In its annual world report released today, Human Rights Watch praised major advancements in human rights over the last fifty years, but called for an international system of justice to anchor that progress in permanent institutions.

Many governments obviously still violate the Universal Declaration of Human Rights, which will mark its fiftieth anniversary on December 10. But the possible extradition of Chilean ex-dictator Augusto Pinochet from Britain to Spain has underscored the growing willingness of many countries to end impunity for gross abusers of human rights.

"Pinochet's arrest makes a very nice fiftieth-anniversary present," said Kenneth Roth, Executive Director of Human Rights Watch. "But we need an international system of justice to ensure that no despot gets away with his crimes."

The Human Rights Watch World Report 1999, a 506-page book, offers a synopsis of the human rights situation in 68 countries, as well as analyses of U.S., European, and United Nations responses to those abuses. Human Rights Watch is an international monitoring organization based in New York, with 150 staff members and offices in ten countries. It was founded in 1978 and is the largest U.S.-based human rights organization.

In his introduction to the report, Executive Director Kenneth Roth noted that governments can no longer ignore criticism of their human rights records, as they did fifty years ago. Now they feel compelled to answer such challenges and justify themselves publicly. Human rights have become "the legitimate concern of the international community," said Roth.

In addition, Roth noted, the notion of human rights now extends to many more groups than the victims of political repression who were the original focus of the Universal Declaration.

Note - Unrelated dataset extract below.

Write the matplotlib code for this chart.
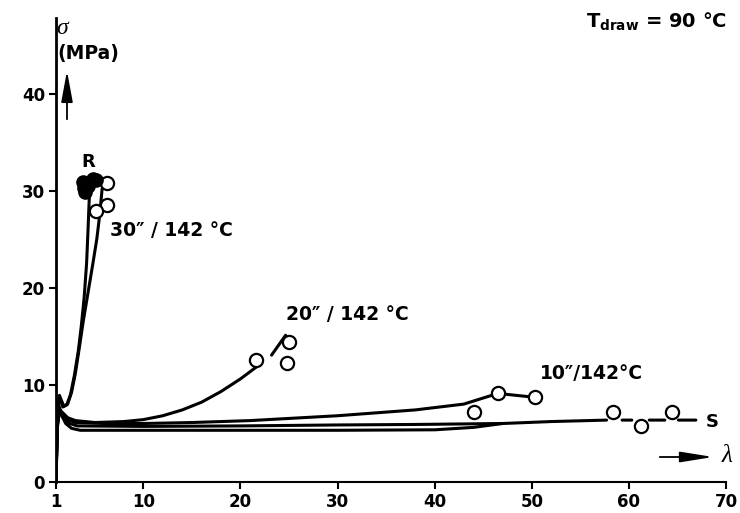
import matplotlib
matplotlib.use("Agg")
import matplotlib.pyplot as plt
from matplotlib.patches import FancyArrowPatch
import numpy as np

plt.rcParams['font.family'] = ['DejaVu Sans']
plt.rcParams['font.weight'] = 'bold'
plt.rcParams['mathtext.fontset'] = 'dejavusans'

nan = np.nan

# stress-strain curves, draw ratio lambda vs sigma (MPa)
c30a_x = [1.0, 1.1, 1.25, 1.45, 1.7, 2.1, 2.5, 2.9, 3.3, 3.6, 3.9, 4.15, 4.3, 4.45]
c30a_y = [0.0, 5.0, 8.3, 8.5, 7.7, 7.9, 9.0, 11.0, 13.5, 16.0, 19.0, 22.5, 26.0, 29.8]

c30b_x = [1.0, 1.15, 1.35, 1.55, 1.8, 2.2, 2.6, 3.0, 3.4, 3.8, 4.3, 4.8, 5.2, 5.5, 5.75]
c30b_y = [0.0, 6.0, 8.9, 8.4, 7.8, 8.0, 9.2, 11.2, 13.8, 16.5, 19.5, 22.5, 25.0, 27.5, 30.2]

c20_x = [1.0, 1.1, 1.3, 1.6, 2.2, 3.0, 5.0, 8.0, 10.0, 12.0, 14.0, 16.0, 18.0, 20.0, 21.6,
         nan, 23.2, 24.65]
c20_y = [0.0, 5.0, 7.5, 7.2, 6.6, 6.3, 6.1, 6.2, 6.4, 6.8, 7.4, 8.2, 9.3, 10.6, 11.8,
         nan, 13.05, 15.1]

c10_x = [1.0, 1.1, 1.3, 1.6, 2.2, 3.0, 6.0, 10.0, 15.0, 21.0, 30.0, 38.0, 43.0, 46.5, 50.3]
c10_y = [0.0, 5.0, 7.8, 7.0, 6.4, 6.1, 6.0, 6.0, 6.1, 6.3, 6.8, 7.4, 8.0, 9.1, 8.7]

cmid_x = [1.0, 1.15, 1.4, 1.8, 2.4, 3.2, 10.0, 20.0, 30.0, 38.0, 47.0]
cmid_y = [0.0, 6.0, 7.2, 6.6, 6.0, 5.75, 5.7, 5.75, 5.85, 5.9, 6.0]

cS_x = [1.0, 1.1, 1.25, 1.5, 2.0, 2.6, 3.5, 10.0, 20.0, 30.0, 40.0, 44.0, 47.0, 52.0, 57.7,
        nan, 59.3, 60.3, nan, 62.1, 63.7, nan, 65.1, 66.9]
cS_y = [0.0, 5.0, 7.3, 7.0, 6.0, 5.5, 5.3, 5.3, 5.3, 5.3, 5.35, 5.6, 6.0, 6.2, 6.35,
        nan, 6.35, 6.35, nan, 6.35, 6.35, nan, 6.35, 6.35]

# break points
open30_x = [6.3, 6.25, 5.15]
open30_y = [30.8, 28.5, 27.9]
filledR_x = [3.8, 4.0, 4.3, 4.8, 5.1, 3.9]
filledR_y = [30.9, 29.9, 30.5, 31.2, 31.1, 30.3]
open20_x = [21.6, 25.0, 24.8]
open20_y = [12.5, 14.4, 12.2]
open10_x = [44.0, 46.5, 50.3]
open10_y = [7.2, 9.1, 8.7]
openS_x = [58.4, 61.2, 64.4]
openS_y = [7.2, 5.7, 7.2]

x_ticks = [1, 10, 20, 30, 40, 50, 60, 70]
y_ticks = [0, 10, 20, 30, 40]

W, H = 740, 513
fig = plt.figure(figsize=(W / 100, H / 100), dpi=100)
ax = fig.add_axes([56 / W, 1 - 481.7 / H, (726 - 56) / W, (481.7 - 18) / H])


def fx(px):
    return px / W


def fy(py):
    return 1 - py / H


lw = 2.2
for xs, ys in [(c30a_x, c30a_y), (c30b_x, c30b_y), (c20_x, c20_y),
               (c10_x, c10_y), (cmid_x, cmid_y), (cS_x, cS_y)]:
    ax.plot(xs, ys, color='black', lw=lw, solid_capstyle='round', zorder=2)

ms = 9.5
for xs, ys in [(open30_x, open30_y), (open20_x, open20_y),
               (open10_x, open10_y), (openS_x, openS_y)]:
    ax.plot(xs, ys, 'o', ms=ms, mfc='white', mec='black', mew=1.6, ls='none', zorder=3)
ax.plot(filledR_x, filledR_y, 'o', ms=ms, mfc='black', mec='black', ls='none', zorder=3)

ax.set_xlim(1, 70)
ax.set_ylim(0, 47.8)
ax.spines['top'].set_visible(False)
ax.spines['right'].set_visible(False)
ax.spines['left'].set_linewidth(2.0)
ax.spines['bottom'].set_linewidth(1.5)
ax.set_xticks(x_ticks)
ax.set_yticks(y_ticks)
ax.tick_params(direction='out', length=5, width=1.5, labelsize=12, pad=3)
for lab in ax.get_xticklabels() + ax.get_yticklabels():
    lab.set_fontweight('bold')

txt = dict(fontsize=13.5, fontweight='bold', color='black')
ax.text(4.3, 33.0, 'R', ha='center', va='center', fontsize=13, fontweight='bold')
ax.text(6.6, 25.9, '30\u2033 / 142 \u00b0C', ha='left', va='center', **txt)
ax.text(24.7, 17.2, '20\u2033 / 142 \u00b0C', ha='left', va='center', **txt)
ax.text(50.8, 11.2, '10\u2033/142\u00b0C', ha='left', va='center', **txt)
ax.text(68.6, 6.2, 'S', ha='center', va='center', fontsize=13, fontweight='bold')

fig.text(fx(727), fy(22), r'$\mathbf{T_{draw}}$ = 90 °C', ha='right', va='center',
         fontsize=14, fontweight='bold')

# axis quantity labels with arrows
fig.text(fx(62), fy(28), '\u03c3', ha='center', va='center', fontsize=17,
         family='Liberation Serif', style='italic', fontweight='normal')
fig.text(fx(88), fy(53), '(MPa)', ha='center', va='center', fontsize=13.5, fontweight='bold')
fig.add_artist(FancyArrowPatch(
    (fx(67), fy(122)), (fx(67), fy(68)), transform=fig.transFigure,
    arrowstyle='-|>,head_length=19,head_width=3.5', color='black', lw=1.3))

fig.add_artist(FancyArrowPatch(
    (fx(657), fy(457)), (fx(716), fy(457)), transform=fig.transFigure,
    arrowstyle='-|>,head_length=20,head_width=3.2', color='black', lw=1.3))
fig.text(fx(727), fy(456), '\u03bb', ha='center', va='center', fontsize=18,
         family='Liberation Serif', style='italic', fontweight='normal')

fig.savefig('out.png', dpi=100)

He pointed out that human rights protection now extended to women, children, refugees, civilians in wartime, gays and lesbians, ethnic and religious minorities, and other groups who are victims of discrimination.

Roth also expressed pride in the vigorous movement of non-governmental organizations defending human rights. "The movement did not begin with the declaration in 1948," said Roth. "But particularly since the 1970's, there has been a veritable explosion in the number and breadth of organizations devoted to human rights." These organizations play a critical role in forcing governments to observe human rights standards, said Roth.

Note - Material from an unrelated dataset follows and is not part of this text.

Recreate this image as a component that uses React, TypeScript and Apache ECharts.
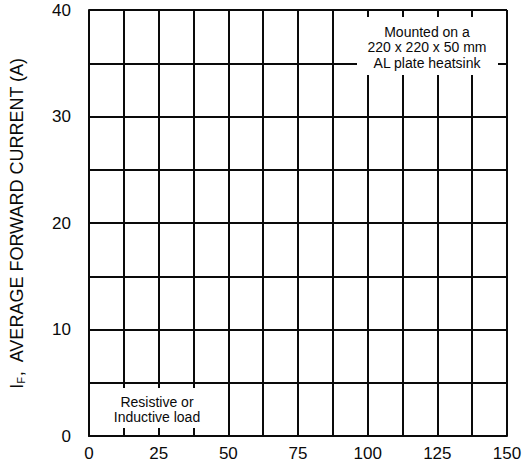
import React, { useEffect, useRef } from "react";
import * as echarts from "echarts";

const xTicks = [0, 25, 50, 75, 100, 125, 150];
const yTicks = [0, 10, 20, 30, 40];
const xRange = [0, 150];
const yRange = [0, 40];
const xGridStep = 12.5;
const yGridStep = 5;
const noteTop = ["Mounted on a", "220 x 220 x 50 mm", "AL plate heatsink"];
const noteBottom = ["Resistive or", "Inductive load"];

const FONT = "'Liberation Sans', Arial, Helvetica, sans-serif";
const INK = "#0a0a0a";

export default function App() {
  const ref = useRef<HTMLDivElement>(null);
  useEffect(() => {
    if (!ref.current) return;
    const chart = echarts.init(ref.current, null, { renderer: "svg" });
    chart.setOption({
      animation: false,
      backgroundColor: "#fff",
      grid: { left: 87, right: 24, top: 10, bottom: 35, containLabel: false },
      xAxis: {
        type: "value",
        min: xRange[0],
        max: xRange[1],
        interval: xGridStep,
        axisLine: { show: true, onZero: false, lineStyle: { color: INK, width: 2 } },
        axisTick: { show: false },
        splitLine: { show: true, lineStyle: { color: INK, width: 2 } },
        axisLabel: {
          margin: 9,
          color: INK,
          fontSize: 17,
          fontFamily: FONT,
          formatter: (v: number) => (xTicks.includes(v) ? String(v) : ""),
        },
      },
      yAxis: {
        type: "value",
        min: yRange[0],
        max: yRange[1],
        interval: yGridStep,
        name: "{i|I}{sub|F}{t|,  AVERAGE FORWARD CURRENT (A)}",
        nameLocation: "middle",
        nameGap: 63,
        nameTextStyle: {
          color: INK,
          fontFamily: FONT,
          rich: {
            i: { fontSize: 18, fontFamily: FONT, color: INK },
            sub: { fontSize: 11, fontFamily: FONT, color: INK, verticalAlign: "bottom", padding: [7, 0, 0, 0] },
            t: { fontSize: 18, fontFamily: FONT, color: INK },
          },
        },
        axisLine: { show: true, lineStyle: { color: INK, width: 2 } },
        axisTick: { show: false },
        splitLine: { show: true, lineStyle: { color: INK, width: 2 } },
        axisLabel: {
          margin: 18,
          color: INK,
          fontSize: 17,
          fontFamily: FONT,
          formatter: (v: number) => (yTicks.includes(v) ? String(v) : ""),
        },
      },
      series: [{ type: "line", data: [], silent: true }],
      graphic: [
        { type: "rect", z: 100, shape: { x: 357, y: 17, width: 141, height: 58 }, style: { fill: "#fff" } },
        {
          type: "text",
          z: 101,
          x: 427,
          y: 47,
          style: {
            text: noteTop.join("\n"),
            fontSize: 14,
            lineHeight: 15.5,
            fontFamily: FONT,
            fill: INK,
            align: "center",
            verticalAlign: "middle",
          },
        },
        { type: "rect", z: 100, shape: { x: 95, y: 388, width: 125, height: 40 }, style: { fill: "#fff" } },
        {
          type: "text",
          z: 101,
          x: 157,
          y: 409.5,
          style: {
            text: noteBottom.join("\n"),
            fontSize: 14,
            lineHeight: 15.5,
            fontFamily: FONT,
            fill: INK,
            align: "center",
            verticalAlign: "middle",
          },
        },
      ],
    });
    return () => chart.dispose();
  }, []);
  return (
    <div
      ref={ref}
      style={{ position: "fixed", left: 0, top: 0, width: 531, height: 471, background: "#fff" }}
    />
  );
}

Roth called for the speedy ratification of the treaty establishing an international criminal court, which was passed by 120 countries at a United Nations-sponsored conference in Rome this summer. So far, 59 countries have signed the treaty. Sixty countries must sign and ratify the treaty for the court to come into being.

"Judicial enforcement is the next step in advancing the cause of human rights," said Roth. "As we celebrate this fiftieth anniversary, we need to focus on ways to end the impunity that most human rights abusers still enjoy."